# What the task asks
Print exactly the lines running from the one that holds "Write a component" through the one that holds "import * as", please, and leave the pictures out.
--- START OF Provided material ---
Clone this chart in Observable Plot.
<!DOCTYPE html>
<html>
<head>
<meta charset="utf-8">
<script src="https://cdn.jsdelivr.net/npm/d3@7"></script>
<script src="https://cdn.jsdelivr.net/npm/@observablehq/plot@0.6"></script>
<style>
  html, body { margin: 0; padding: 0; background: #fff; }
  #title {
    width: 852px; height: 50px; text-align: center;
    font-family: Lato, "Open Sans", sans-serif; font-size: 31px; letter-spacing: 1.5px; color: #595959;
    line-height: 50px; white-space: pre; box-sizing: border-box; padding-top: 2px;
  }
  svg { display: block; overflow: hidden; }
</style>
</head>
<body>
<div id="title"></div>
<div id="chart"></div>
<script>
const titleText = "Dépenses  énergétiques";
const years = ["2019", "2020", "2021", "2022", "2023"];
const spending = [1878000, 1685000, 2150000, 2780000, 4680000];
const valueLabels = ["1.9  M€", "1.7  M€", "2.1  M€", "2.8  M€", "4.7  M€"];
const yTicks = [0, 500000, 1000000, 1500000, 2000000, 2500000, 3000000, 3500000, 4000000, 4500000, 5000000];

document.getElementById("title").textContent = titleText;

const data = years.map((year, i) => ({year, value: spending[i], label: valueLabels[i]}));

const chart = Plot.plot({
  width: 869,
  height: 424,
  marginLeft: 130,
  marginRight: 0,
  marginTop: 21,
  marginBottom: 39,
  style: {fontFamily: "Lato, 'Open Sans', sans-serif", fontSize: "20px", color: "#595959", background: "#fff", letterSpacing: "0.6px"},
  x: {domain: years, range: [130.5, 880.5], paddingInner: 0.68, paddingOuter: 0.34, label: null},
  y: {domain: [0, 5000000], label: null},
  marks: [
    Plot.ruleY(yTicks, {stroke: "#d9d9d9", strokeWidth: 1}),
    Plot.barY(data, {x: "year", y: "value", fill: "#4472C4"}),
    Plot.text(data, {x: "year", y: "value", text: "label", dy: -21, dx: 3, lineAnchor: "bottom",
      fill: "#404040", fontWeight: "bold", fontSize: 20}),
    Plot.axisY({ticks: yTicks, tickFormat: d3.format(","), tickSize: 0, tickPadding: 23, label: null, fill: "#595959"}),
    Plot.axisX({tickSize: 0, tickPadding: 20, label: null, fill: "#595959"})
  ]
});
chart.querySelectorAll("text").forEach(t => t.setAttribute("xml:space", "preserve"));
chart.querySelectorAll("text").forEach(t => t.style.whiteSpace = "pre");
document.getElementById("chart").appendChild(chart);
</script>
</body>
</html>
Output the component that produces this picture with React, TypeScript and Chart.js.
--- END OF Provided material ---
--- START OF Provided material ---
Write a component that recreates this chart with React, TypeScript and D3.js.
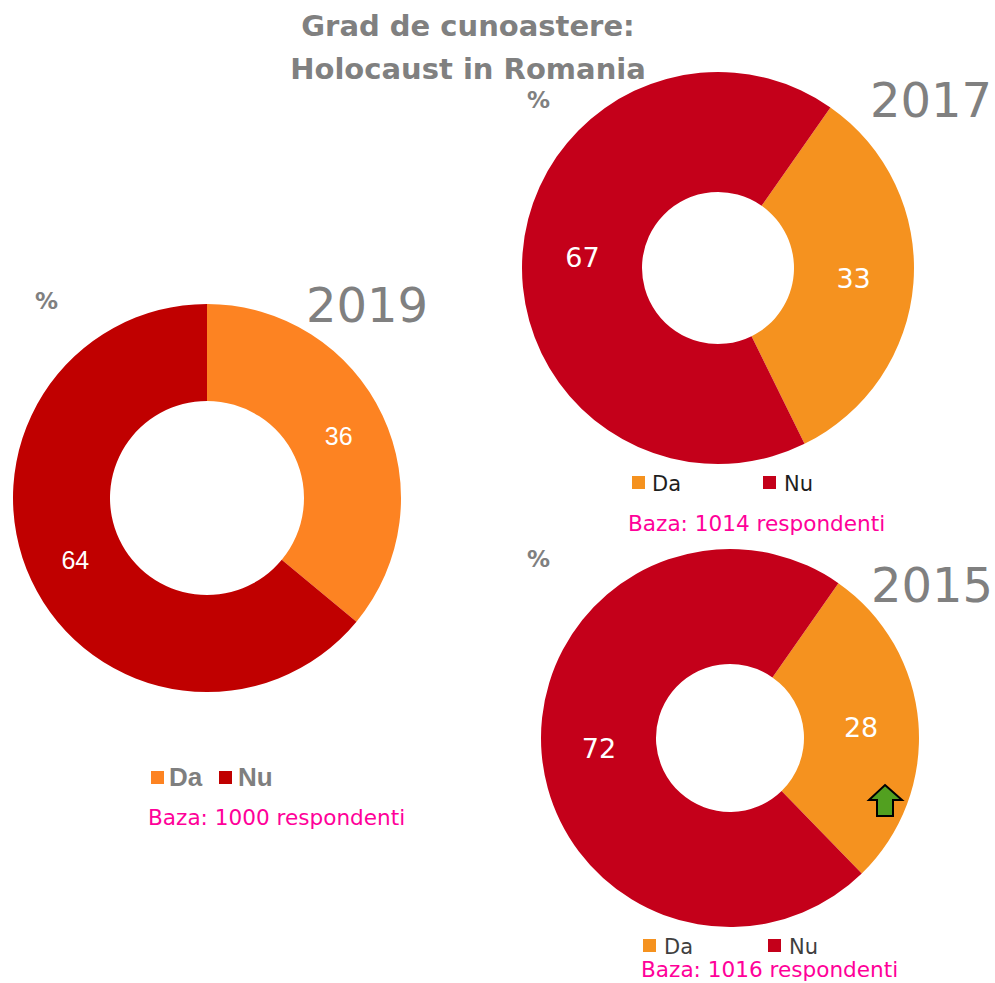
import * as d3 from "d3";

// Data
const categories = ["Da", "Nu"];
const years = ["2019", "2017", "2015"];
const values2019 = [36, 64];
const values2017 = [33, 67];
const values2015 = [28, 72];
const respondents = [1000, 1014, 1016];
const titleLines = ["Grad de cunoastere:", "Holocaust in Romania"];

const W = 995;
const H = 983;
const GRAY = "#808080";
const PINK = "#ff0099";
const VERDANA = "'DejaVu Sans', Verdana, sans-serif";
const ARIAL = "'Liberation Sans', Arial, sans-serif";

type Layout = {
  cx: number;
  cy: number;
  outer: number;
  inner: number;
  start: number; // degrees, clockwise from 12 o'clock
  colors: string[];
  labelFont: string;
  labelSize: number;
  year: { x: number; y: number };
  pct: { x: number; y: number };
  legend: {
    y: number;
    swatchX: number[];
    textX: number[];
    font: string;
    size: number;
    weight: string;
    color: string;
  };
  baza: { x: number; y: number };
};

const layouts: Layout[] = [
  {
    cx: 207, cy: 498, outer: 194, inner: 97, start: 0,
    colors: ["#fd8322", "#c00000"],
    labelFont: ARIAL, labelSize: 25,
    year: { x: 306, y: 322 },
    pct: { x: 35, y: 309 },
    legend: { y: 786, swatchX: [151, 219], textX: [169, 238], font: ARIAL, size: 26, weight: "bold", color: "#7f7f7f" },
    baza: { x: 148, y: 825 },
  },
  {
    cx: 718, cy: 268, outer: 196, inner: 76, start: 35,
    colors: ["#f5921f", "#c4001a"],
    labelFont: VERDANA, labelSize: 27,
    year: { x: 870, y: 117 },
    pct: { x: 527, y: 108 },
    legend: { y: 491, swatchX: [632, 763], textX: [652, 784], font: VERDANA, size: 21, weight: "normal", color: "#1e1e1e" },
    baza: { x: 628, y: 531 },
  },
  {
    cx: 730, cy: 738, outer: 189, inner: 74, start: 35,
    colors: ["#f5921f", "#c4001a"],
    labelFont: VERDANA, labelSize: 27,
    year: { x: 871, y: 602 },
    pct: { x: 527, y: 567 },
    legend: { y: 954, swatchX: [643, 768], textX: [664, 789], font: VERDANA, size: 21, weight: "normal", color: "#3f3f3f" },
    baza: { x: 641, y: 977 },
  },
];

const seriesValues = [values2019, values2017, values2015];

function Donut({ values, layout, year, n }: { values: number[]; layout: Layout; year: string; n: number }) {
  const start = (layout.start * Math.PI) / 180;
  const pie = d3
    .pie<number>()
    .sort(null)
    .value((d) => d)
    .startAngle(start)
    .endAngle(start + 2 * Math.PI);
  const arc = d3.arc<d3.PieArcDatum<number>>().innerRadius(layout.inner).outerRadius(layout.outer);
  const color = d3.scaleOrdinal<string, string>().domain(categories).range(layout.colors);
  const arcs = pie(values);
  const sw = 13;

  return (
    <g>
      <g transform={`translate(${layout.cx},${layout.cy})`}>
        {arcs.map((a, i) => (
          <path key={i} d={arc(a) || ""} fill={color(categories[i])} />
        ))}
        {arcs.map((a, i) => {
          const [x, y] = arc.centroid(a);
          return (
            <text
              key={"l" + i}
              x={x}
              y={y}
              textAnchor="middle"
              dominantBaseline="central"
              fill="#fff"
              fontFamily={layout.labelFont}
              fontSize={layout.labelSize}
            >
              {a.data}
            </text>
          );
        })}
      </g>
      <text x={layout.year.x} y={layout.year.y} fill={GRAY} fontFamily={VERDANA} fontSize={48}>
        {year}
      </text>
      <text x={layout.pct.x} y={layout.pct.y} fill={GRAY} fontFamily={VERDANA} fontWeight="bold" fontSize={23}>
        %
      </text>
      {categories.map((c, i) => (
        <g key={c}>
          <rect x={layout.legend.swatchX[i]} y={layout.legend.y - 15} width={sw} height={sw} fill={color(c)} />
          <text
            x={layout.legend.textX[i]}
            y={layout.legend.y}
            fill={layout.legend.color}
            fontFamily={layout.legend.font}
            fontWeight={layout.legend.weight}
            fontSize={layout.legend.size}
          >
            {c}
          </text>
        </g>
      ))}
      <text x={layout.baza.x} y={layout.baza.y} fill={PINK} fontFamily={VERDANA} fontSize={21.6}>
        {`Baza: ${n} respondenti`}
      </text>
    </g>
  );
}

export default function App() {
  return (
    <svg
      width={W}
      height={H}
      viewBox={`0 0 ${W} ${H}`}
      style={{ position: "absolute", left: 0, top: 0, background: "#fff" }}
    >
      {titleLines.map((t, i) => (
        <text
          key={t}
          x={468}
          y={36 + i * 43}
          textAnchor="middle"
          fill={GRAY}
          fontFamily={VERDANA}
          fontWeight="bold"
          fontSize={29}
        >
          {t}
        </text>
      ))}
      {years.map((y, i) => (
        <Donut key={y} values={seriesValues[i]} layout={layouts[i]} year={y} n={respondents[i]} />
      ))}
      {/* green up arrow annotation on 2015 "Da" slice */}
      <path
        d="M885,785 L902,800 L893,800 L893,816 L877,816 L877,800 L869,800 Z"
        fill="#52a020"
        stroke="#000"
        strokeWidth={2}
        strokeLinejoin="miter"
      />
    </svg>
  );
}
--- END OF Provided material ---
# Response to the task
Write a component that recreates this chart with React, TypeScript and D3.js.
import * as d3 from "d3";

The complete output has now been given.